_WHAT YOU SHOULD DO_: Any pictures in the records below must be left out when you repeat the lines from the line containing "Clone this chart in matplotlib." through the line containing "plt.rcParams['font.family'] = ['Lato', 'DejaVu" exactly.
Start MATERIAL FOR THIS EXERCISE
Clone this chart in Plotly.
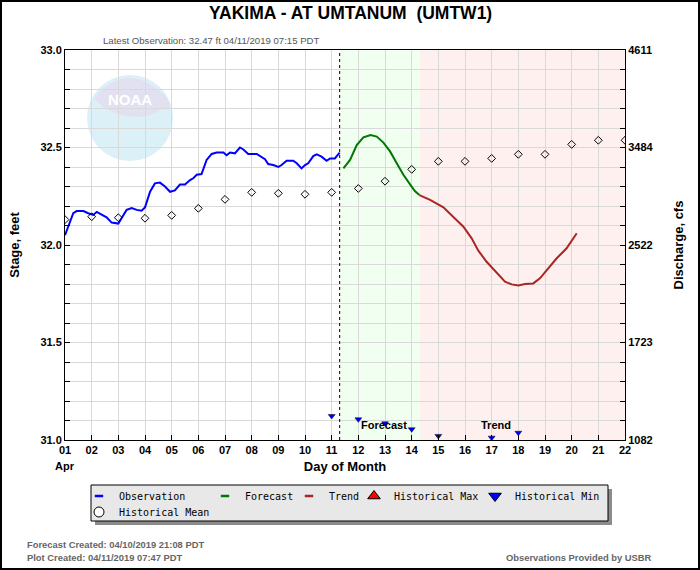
import plotly.graph_objects as go

# observed stage (day of month, feet)
obs_day = [1.0, 1.31, 1.44, 1.69, 1.87, 2.06, 2.19, 2.37, 2.56, 2.75, 3.0, 3.12, 3.31, 3.5,
           3.69, 3.87, 4.0, 4.19, 4.37, 4.56, 4.75, 4.94, 5.12, 5.31, 5.5, 5.69, 5.81, 5.94,
           6.12, 6.31, 6.5, 6.69, 6.94, 7.06, 7.19, 7.37, 7.56, 7.69, 7.87, 8.19, 8.31, 8.5,
           8.62, 8.81, 9.0, 9.12, 9.31, 9.56, 9.69, 9.87, 10.0, 10.12, 10.31, 10.44, 10.62,
           10.81, 10.94, 11.12, 11.3]
obs_stage = [32.05, 32.163, 32.174, 32.174, 32.163, 32.154, 32.17, 32.157, 32.142, 32.115,
             32.11, 32.137, 32.18, 32.19, 32.18, 32.176, 32.193, 32.273, 32.316, 32.32, 32.30,
             32.273, 32.28, 32.31, 32.31, 32.333, 32.342, 32.36, 32.364, 32.436, 32.467,
             32.474, 32.474, 32.46, 32.474, 32.47, 32.50, 32.49, 32.467, 32.467, 32.456,
             32.44, 32.415, 32.41, 32.40, 32.41, 32.432, 32.432, 32.419, 32.393, 32.41,
             32.419, 32.456, 32.465, 32.453, 32.432, 32.444, 32.444, 32.474]

# forecast
fcst_day = [11.44, 11.69, 11.94, 12.19, 12.46, 12.69, 12.94, 13.19, 13.44, 13.69, 13.94,
            14.12, 14.29]
fcst_stage = [32.393, 32.436, 32.513, 32.552, 32.564, 32.556, 32.525, 32.48, 32.419, 32.36,
              32.311, 32.277, 32.256]

# trend
trend_day = [14.29, 14.69, 15.19, 15.56, 15.94, 16.25, 16.5, 16.81, 17.19, 17.5, 17.75, 18.0,
             18.25, 18.56, 18.81, 19.12, 19.44, 19.81, 20.19]
trend_stage = [32.256, 32.231, 32.193, 32.145, 32.094, 32.034, 31.971, 31.914, 31.855, 31.812,
               31.798, 31.792, 31.80, 31.803, 31.829, 31.88, 31.932, 31.983, 32.06]

# historical mean / min
mean_day = list(range(1, 23))
mean_stage = [32.13, 32.145, 32.14, 32.137, 32.152, 32.188, 32.234, 32.27, 32.265, 32.26,
              32.27, 32.29, 32.327, 32.388, 32.429, 32.429, 32.444, 32.465, 32.465, 32.516,
              32.537, 32.537]
min_day = [11, 12, 13, 14, 15, 17, 18]
min_stage = [31.123, 31.106, 31.086, 31.055, 31.021, 31.012, 31.037]
max_day = []
max_stage = []

# axes
day_ticks = list(range(1, 23))
day_labels = ['%02d' % d for d in day_ticks]
month_label = 'Apr'
stage_ticks = [31.0, 31.5, 32.0, 32.5, 33.0]
flow_labels = ['1082', '1723', '2522', '3484', '4611']

latest_obs = 11.3
forecast_end = 14.3

NARROW = 'Liberation Sans Narrow, Arial Narrow, Liberation Sans, Arial'
SANS = 'Liberation Sans, Arial'
MONO = 'DejaVu Sans Mono, monospace'
GRID = '#d9d9d9'

# plot area is 65..625 x 50..440 px
def px_x(p):
    return (p - 65) / 560.0

def px_y(p):
    return (440 - p) / 390.0


fig = go.Figure()

fig.add_trace(go.Scatter(x=obs_day, y=obs_stage, mode='lines', line=dict(color='#0000ff', width=2),
                         showlegend=False, hoverinfo='skip'))
fig.add_trace(go.Scatter(x=fcst_day, y=fcst_stage, mode='lines', line=dict(color='#007700', width=2),
                         showlegend=False))
fig.add_trace(go.Scatter(x=trend_day, y=trend_stage, mode='lines', line=dict(color='#aa2525', width=2),
                         showlegend=False))
fig.add_trace(go.Scatter(x=mean_day, y=mean_stage, mode='markers',
                         marker=dict(symbol='diamond-open', size=6, color='black', line=dict(width=1)),
                         showlegend=False))
# min/max go on the right (discharge) axis, same stage range, so that axis gets drawn
fig.add_trace(go.Scatter(x=min_day, y=min_stage, mode='markers', yaxis='y2',
                         marker=dict(symbol='triangle-down', size=6, color='#0000ff',
                                     line=dict(color='black', width=0.5)),
                         showlegend=False))
fig.add_trace(go.Scatter(x=max_day, y=max_stage, mode='markers', yaxis='y2',
                         marker=dict(symbol='triangle-up', size=6, color='red'),
                         showlegend=False))

# legend entries, one small legend each so they sit where the original has them
legend_items = [
    ('Observation', dict(symbol='line-ew', size=6, line=dict(color='#0000ff', width=2.5)), 119, 496),
    ('Forecast', dict(symbol='line-ew', size=6, line=dict(color='#007700', width=2.5)), 245, 496),
    ('Trend', dict(symbol='line-ew', size=6, line=dict(color='#aa2525', width=2.5)), 329, 496),
    ('Historical Max', dict(symbol='triangle-up', size=11, color='red', line=dict(color='black', width=1)), 394, 496),
    ('Historical Min', dict(symbol='triangle-down', size=11, color='#0000ff', line=dict(color='black', width=1)), 515, 496),
    ('Historical Mean', dict(symbol='circle', size=10, color='white', line=dict(color='black', width=1)), 119, 512),
]
for i, (name, mk, tx, ty) in enumerate(legend_items):
    key = 'legend' if i == 0 else 'legend%d' % (i + 1)
    fig.add_trace(go.Scatter(x=[None], y=[None], mode='markers', marker=mk, name=name, legend=key))
    fig.update_layout(**{key: dict(x=px_x(tx - 40), y=px_y(ty), xanchor='left', yanchor='middle',
                                   bgcolor='rgba(0,0,0,0)', borderwidth=0,
                                   font=dict(family=MONO, size=10, color='black'))})

shapes = [
    # forecast and trend periods
    dict(type='rect', xref='x', yref='y', x0=latest_obs, x1=forecast_end, y0=31, y1=33,
         fillcolor='#f0fff0', line=dict(width=0), layer='below'),
    dict(type='rect', xref='x', yref='y', x0=forecast_end, x1=22, y0=31, y1=33,
         fillcolor='#fff0f0', line=dict(width=0), layer='below'),
    dict(type='line', xref='x', yref='y', x0=latest_obs, x1=latest_obs, y0=31, y1=33,
         line=dict(color='black', width=1, dash='dot')),
    # noaa watermark
    dict(type='circle', xref='paper', yref='paper', x0=px_x(87), x1=px_x(173), y0=px_y(161), y1=px_y(75),
         fillcolor='#dcf0f8', line=dict(width=0), layer='below'),
    dict(type='path', xref='paper', yref='paper', layer='below', fillcolor='#e1e1f1', line=dict(width=0),
         path='M %f,%f Q %f,%f %f,%f Q %f,%f %f,%f L %f,%f Q %f,%f %f,%f Q %f,%f %f,%f Z' % (
             px_x(94), px_y(98), px_x(128), px_y(58), px_x(167), px_y(98),
             px_x(170), px_y(104), px_x(170), px_y(108),
             px_x(160), px_y(110), px_x(142), px_y(122), px_x(115), px_y(113),
             px_x(102), px_y(108), px_x(94), px_y(98))),
    # legend box with shadow
    dict(type='rect', xref='paper', yref='paper', x0=px_x(95), x1=px_x(612), y0=px_y(525), y1=px_y(489),
         fillcolor='#8c8c8c', line=dict(width=0)),
    dict(type='rect', xref='paper', yref='paper', x0=px_x(91), x1=px_x(608), y0=px_y(521), y1=px_y(485),
         fillcolor='#e8e8e8', line=dict(color='black', width=1)),
    # frame round the picture
    dict(type='rect', xref='paper', yref='paper', x0=px_x(1), x1=px_x(699), y0=px_y(569), y1=px_y(1),
         line=dict(color='black', width=2)),
]

annotations = [
    dict(text='YAKIMA - AT UMTANUM \u00a0(UMTW1)', x=px_x(350), y=px_y(13), xanchor='center', yanchor='middle',
         font=dict(family=NARROW, size=17.5, color='black', weight='bold')),
    dict(text='Latest Observation: 32.47 ft 04/11/2019 07:15 PDT', x=px_x(101), y=px_y(40),
         xanchor='left', yanchor='middle', font=dict(family=NARROW, size=9.6, color='#555555')),
    dict(text='Forecast', x=12.95, y=31.077, xref='x', yref='y', xanchor='center', yanchor='middle',
         font=dict(family=SANS, size=11, color='black', weight='bold')),
    dict(text='Trend', x=17.17, y=31.077, xref='x', yref='y', xanchor='center', yanchor='middle',
         font=dict(family=SANS, size=11, color='black', weight='bold')),
    dict(text=month_label, x=day_ticks[0], xref='x', y=px_y(466), xanchor='center', yanchor='middle',
         font=dict(family=SANS, size=11, color='black', weight='bold')),
    dict(text='Forecast Created: 04/10/2019 21:08 PDT', x=px_x(25), y=px_y(544), xanchor='left',
         yanchor='middle', font=dict(family=NARROW, size=9.4, color='#666666', weight='bold')),
    dict(text='Plot Created: 04/11/2019 07:47 PDT', x=px_x(25), y=px_y(557), xanchor='left',
         yanchor='middle', font=dict(family=NARROW, size=9.4, color='#666666', weight='bold')),
    dict(text='Observations Provided by USBR', x=px_x(654), y=px_y(557), xanchor='right',
         yanchor='middle', font=dict(family=NARROW, size=9.4, color='#666666', weight='bold')),
    # watermark text
    dict(text='NOAA', x=px_x(130), y=px_y(99), xanchor='center', yanchor='middle',
         font=dict(family=NARROW, size=15, color='white', weight='bold')),
]
for a in annotations:
    a.setdefault('xref', 'paper')
    a.setdefault('yref', 'paper')
    a['showarrow'] = False

tickfont = dict(family=SANS, size=11, color='black', weight='bold')

fig.update_layout(
    width=700, height=570,
    margin=dict(l=65, r=75, t=50, b=130),
    paper_bgcolor='white', plot_bgcolor='white',
    shapes=shapes, annotations=annotations,
    xaxis=dict(range=[1, 22], tickvals=day_ticks, ticktext=day_labels, ticks='inside', ticklen=5,
               tickcolor='black', showgrid=True, gridcolor=GRID, gridwidth=1, zeroline=False,
               showline=True, linecolor='black', linewidth=1, mirror=True, tickfont=tickfont,
               title=dict(text='Day of Month', standoff=6,
                          font=dict(family=SANS, size=13, color='black', weight='bold'))),
    yaxis=dict(range=[31, 33], tickvals=stage_ticks, tickformat='.1f', ticks='inside', ticklen=5,
               tickcolor='black', showgrid=True, gridcolor=GRID, zeroline=False,
               showline=True, linecolor='black', linewidth=1, mirror=True, tickfont=tickfont,
               minor=dict(dtick=0.1, ticks='inside', ticklen=5, tickcolor='black',
                          showgrid=True, gridcolor=GRID),
               title=dict(text='Stage, feet', standoff=17,
                          font=dict(family=SANS, size=13, color='black', weight='bold'))),
    yaxis2=dict(range=[31, 33], overlaying='y', side='right', tickvals=stage_ticks, ticktext=flow_labels,
                ticks='inside', ticklen=5, tickcolor='black', showgrid=False, zeroline=False,
                showline=True, linecolor='black', linewidth=1, tickfont=tickfont,
                minor=dict(dtick=0.1, ticks='inside', ticklen=5, tickcolor='black', showgrid=False),
                title=dict(text='Discharge, cfs', standoff=21,
                           font=dict(family=SANS, size=13, color='black', weight='bold'))),
)

# the page's default body margin would shift the picture by 8px
fig.write_html('out.html', config={'displayModeBar': False},
               post_script="document.body.style.margin='0';")
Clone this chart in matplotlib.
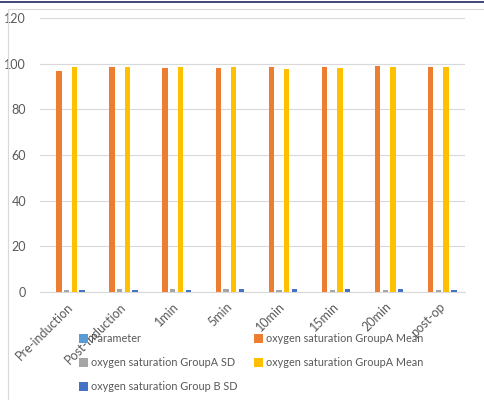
import numpy as np
import matplotlib.pyplot as plt
from matplotlib.lines import Line2D
from matplotlib.patches import Rectangle

plt.rcParams['font.family'] = ['Lato', 'DejaVu Sans']

categories = ['Pre-induction', 'Post-induction', '1min', '5min',
              '10min', '15min', '20min', 'post-op']
parameter = [0, 0, 0, 0, 0, 0, 0, 0]
groupA_mean = [97.0, 98.4, 98.1, 98.1, 98.4, 98.6, 98.9, 98.6]
groupA_sd = [1.0, 1.4, 1.3, 1.3, 1.0, 0.7, 1.0, 0.7]
groupB_mean = [98.5, 98.5, 98.4, 98.4, 97.8, 98.1, 98.4, 98.6]
groupB_sd = [1.0, 1.0, 1.0, 1.4, 1.4, 1.3, 1.3, 1.0]

series = [
    ('Parameter', parameter, '#5B9BD5'),
    ('oxygen saturation GroupA Mean', groupA_mean, '#ED7D31'),
    ('oxygen saturation GroupA SD', groupA_sd, '#A5A5A5'),
    ('oxygen saturation GroupA Mean', groupB_mean, '#FFC000'),
    ('oxygen saturation Group B SD', groupB_sd, '#4472C4'),
]

fig = plt.figure(figsize=(4.84, 4.0), dpi=100)

# outer chart frame and the dark rule above it
fig.add_artist(Line2D([0, 1], [0.996, 0.996], color='#1F2A5C', lw=1.2))
fig.add_artist(Rectangle((8 / 484, -0.05), 1.0, 0.9275 + 0.05 + 0.05,
                         fill=False, edgecolor='#D9D9D9', lw=0.8,
                         transform=fig.transFigure))

ax = fig.add_axes([40 / 484, 1 - 292 / 400, 425 / 484, 274 / 400])

x = np.arange(len(categories))
step = 0.145
width = 0.1
handles = []
for i, (name, vals, color) in enumerate(series):
    b = ax.bar(x + (i - 2) * step, vals, width, color=color, label=name,
               zorder=3)
    handles.append(b)

ax.set_xlim(-0.5, len(categories) - 0.5)
ax.set_ylim(0, 120)
ax.set_yticks(range(0, 121, 20))
ax.yaxis.grid(True, color='#D9D9D9', lw=0.8, zorder=0)
for s in ['top', 'right', 'left']:
    ax.spines[s].set_visible(False)
ax.spines['bottom'].set_color('#D9D9D9')
ax.tick_params(axis='both', length=0, colors='#595959', labelsize=9)
ax.tick_params(axis='y', pad=10)
ax.set_xticks(x)
ax.set_xticklabels(categories, rotation=45, ha='right',
                   rotation_mode='anchor')
ax.tick_params(axis='x', pad=6)

# legend filled column-wise, so reorder to read row by row
order = [0, 2, 4, 1, 3]
leg = fig.legend([handles[i] for i in order],
                 [series[i][0] for i in order],
                 loc='upper left', bbox_to_anchor=(75 / 484, 1 - 329 / 400),
                 ncol=2, frameon=False, fontsize=7.8, handlelength=0.8,
                 handleheight=0.8, handletextpad=0.3, columnspacing=1.5,
                 labelspacing=1.2, labelcolor='#595959', borderaxespad=0)

fig.savefig('out.png', dpi=100)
End MATERIAL FOR THIS EXERCISE
_SOLUTION TO THIS TASK_:
Clone this chart in matplotlib.
import numpy as np
import matplotlib.pyplot as plt
from matplotlib.lines import Line2D
from matplotlib.patches import Rectangle

plt.rcParams['font.family'] = ['Lato', 'DejaVu Sans']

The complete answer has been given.